- Dataset entries
>> Begin

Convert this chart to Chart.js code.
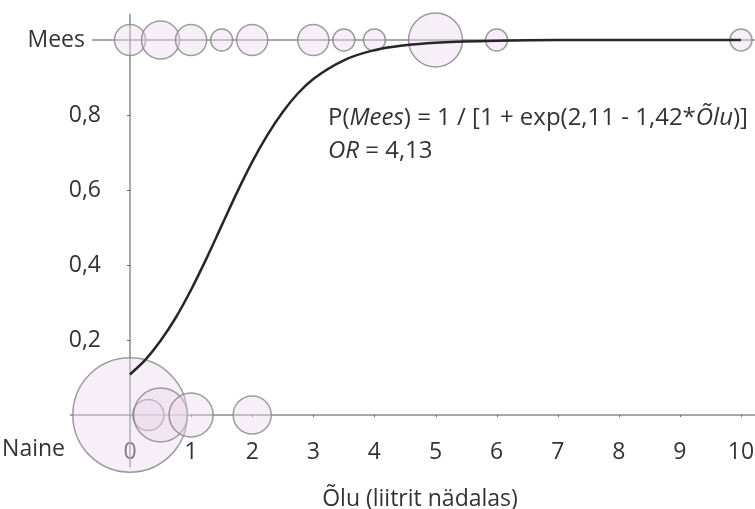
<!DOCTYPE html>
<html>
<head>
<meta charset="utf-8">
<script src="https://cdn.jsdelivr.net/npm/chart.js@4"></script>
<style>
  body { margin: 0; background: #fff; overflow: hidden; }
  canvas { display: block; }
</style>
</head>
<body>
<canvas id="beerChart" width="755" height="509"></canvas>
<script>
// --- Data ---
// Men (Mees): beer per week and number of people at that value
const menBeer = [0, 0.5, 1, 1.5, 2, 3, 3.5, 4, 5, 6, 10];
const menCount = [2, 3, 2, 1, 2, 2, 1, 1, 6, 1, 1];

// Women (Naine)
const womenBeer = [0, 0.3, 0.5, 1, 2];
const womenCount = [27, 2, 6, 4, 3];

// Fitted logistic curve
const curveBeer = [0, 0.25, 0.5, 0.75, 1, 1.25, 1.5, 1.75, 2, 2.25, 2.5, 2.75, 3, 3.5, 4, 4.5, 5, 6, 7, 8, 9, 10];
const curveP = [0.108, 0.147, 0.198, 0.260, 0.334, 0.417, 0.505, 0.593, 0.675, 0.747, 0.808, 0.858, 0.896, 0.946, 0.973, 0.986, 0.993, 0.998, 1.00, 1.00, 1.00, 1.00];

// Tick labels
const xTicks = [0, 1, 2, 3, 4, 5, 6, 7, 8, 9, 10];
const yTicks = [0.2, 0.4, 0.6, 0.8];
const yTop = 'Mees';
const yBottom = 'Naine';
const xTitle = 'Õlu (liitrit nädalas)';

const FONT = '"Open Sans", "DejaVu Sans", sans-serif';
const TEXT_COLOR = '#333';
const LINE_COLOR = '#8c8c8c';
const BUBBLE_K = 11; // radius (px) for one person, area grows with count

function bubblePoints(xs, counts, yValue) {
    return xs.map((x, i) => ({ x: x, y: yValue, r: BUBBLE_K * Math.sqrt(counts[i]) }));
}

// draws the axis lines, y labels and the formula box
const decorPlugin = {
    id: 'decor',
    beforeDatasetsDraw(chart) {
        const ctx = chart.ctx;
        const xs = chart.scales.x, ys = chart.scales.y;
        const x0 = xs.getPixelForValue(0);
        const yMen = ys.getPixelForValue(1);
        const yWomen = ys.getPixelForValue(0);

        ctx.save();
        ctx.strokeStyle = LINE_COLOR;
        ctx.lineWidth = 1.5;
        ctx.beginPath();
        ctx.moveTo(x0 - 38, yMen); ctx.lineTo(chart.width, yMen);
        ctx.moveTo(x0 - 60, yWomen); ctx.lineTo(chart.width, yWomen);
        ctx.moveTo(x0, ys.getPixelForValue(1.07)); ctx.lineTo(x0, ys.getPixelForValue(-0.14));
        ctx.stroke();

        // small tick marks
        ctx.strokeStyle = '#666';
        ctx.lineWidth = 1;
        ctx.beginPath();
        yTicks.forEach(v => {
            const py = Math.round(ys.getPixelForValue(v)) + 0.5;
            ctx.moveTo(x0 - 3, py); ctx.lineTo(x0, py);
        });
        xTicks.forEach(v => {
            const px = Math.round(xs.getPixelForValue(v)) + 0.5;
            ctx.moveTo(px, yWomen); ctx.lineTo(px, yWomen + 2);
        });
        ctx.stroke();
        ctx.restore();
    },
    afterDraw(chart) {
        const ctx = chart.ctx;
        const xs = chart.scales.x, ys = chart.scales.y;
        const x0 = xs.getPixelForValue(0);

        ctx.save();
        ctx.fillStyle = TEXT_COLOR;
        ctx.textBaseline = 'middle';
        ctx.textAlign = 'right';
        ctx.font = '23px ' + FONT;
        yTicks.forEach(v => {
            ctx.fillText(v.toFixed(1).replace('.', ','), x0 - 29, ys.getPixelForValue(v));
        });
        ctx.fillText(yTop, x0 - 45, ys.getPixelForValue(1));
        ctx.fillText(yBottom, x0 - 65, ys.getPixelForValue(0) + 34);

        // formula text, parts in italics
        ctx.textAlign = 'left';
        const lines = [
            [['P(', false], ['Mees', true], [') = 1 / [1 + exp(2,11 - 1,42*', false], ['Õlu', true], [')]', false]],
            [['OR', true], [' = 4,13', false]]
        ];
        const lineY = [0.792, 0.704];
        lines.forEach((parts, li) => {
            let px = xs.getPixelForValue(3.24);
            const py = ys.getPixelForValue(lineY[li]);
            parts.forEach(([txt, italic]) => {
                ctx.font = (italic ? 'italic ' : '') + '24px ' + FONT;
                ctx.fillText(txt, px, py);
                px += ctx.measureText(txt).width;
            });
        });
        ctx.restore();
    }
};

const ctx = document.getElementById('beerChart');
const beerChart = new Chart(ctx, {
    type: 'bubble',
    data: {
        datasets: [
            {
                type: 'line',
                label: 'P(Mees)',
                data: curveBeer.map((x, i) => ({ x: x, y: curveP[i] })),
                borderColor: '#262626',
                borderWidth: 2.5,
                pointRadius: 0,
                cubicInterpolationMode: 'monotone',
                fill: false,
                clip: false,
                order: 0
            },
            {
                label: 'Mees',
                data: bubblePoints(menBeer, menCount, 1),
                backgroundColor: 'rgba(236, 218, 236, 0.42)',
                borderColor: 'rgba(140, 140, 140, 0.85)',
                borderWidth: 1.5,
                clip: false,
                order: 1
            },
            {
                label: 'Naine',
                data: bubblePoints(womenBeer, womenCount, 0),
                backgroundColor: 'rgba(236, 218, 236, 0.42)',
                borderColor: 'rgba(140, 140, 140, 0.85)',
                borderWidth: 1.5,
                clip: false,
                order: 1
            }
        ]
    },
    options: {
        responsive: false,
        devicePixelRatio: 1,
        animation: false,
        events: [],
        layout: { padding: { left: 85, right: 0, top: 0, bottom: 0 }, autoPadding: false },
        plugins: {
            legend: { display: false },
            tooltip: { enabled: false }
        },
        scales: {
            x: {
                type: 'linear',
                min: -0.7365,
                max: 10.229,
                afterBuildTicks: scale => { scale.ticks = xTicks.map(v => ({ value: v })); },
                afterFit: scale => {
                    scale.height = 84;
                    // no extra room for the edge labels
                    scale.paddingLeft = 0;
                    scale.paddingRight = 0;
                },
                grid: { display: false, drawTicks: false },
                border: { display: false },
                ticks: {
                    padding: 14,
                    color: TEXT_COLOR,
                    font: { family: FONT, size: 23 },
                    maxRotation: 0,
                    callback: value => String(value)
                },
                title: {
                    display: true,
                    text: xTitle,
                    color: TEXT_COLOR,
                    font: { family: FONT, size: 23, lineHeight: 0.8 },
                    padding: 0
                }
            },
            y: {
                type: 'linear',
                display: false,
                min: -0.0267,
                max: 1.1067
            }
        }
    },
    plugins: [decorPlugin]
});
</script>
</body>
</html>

>> End
>> Begin

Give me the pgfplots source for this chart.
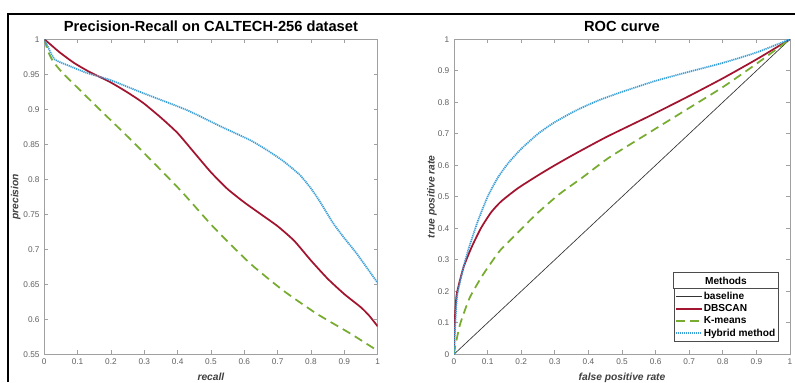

>> End

- Your instructions
Keep to the lines between the line with "Convert this chart to Chart.js code." and the line with "const xTitle = 'Õlu (liitrit nädalas)';", inclusive, and transcribe them without pictures.

- Exercise result
Convert this chart to Chart.js code.
<!DOCTYPE html>
<html>
<head>
<meta charset="utf-8">
<script src="https://cdn.jsdelivr.net/npm/chart.js@4"></script>
<style>
  body { margin: 0; background: #fff; overflow: hidden; }
  canvas { display: block; }
</style>
</head>
<body>
<canvas id="beerChart" width="755" height="509"></canvas>
<script>
// --- Data ---
// Men (Mees): beer per week and number of people at that value
const menBeer = [0, 0.5, 1, 1.5, 2, 3, 3.5, 4, 5, 6, 10];
const menCount = [2, 3, 2, 1, 2, 2, 1, 1, 6, 1, 1];

// Women (Naine)
const womenBeer = [0, 0.3, 0.5, 1, 2];
const womenCount = [27, 2, 6, 4, 3];

// Fitted logistic curve
const curveBeer = [0, 0.25, 0.5, 0.75, 1, 1.25, 1.5, 1.75, 2, 2.25, 2.5, 2.75, 3, 3.5, 4, 4.5, 5, 6, 7, 8, 9, 10];
const curveP = [0.108, 0.147, 0.198, 0.260, 0.334, 0.417, 0.505, 0.593, 0.675, 0.747, 0.808, 0.858, 0.896, 0.946, 0.973, 0.986, 0.993, 0.998, 1.00, 1.00, 1.00, 1.00];

// Tick labels
const xTicks = [0, 1, 2, 3, 4, 5, 6, 7, 8, 9, 10];
const yTicks = [0.2, 0.4, 0.6, 0.8];
const yTop = 'Mees';
const yBottom = 'Naine';
const xTitle = 'Õlu (liitrit nädalas)';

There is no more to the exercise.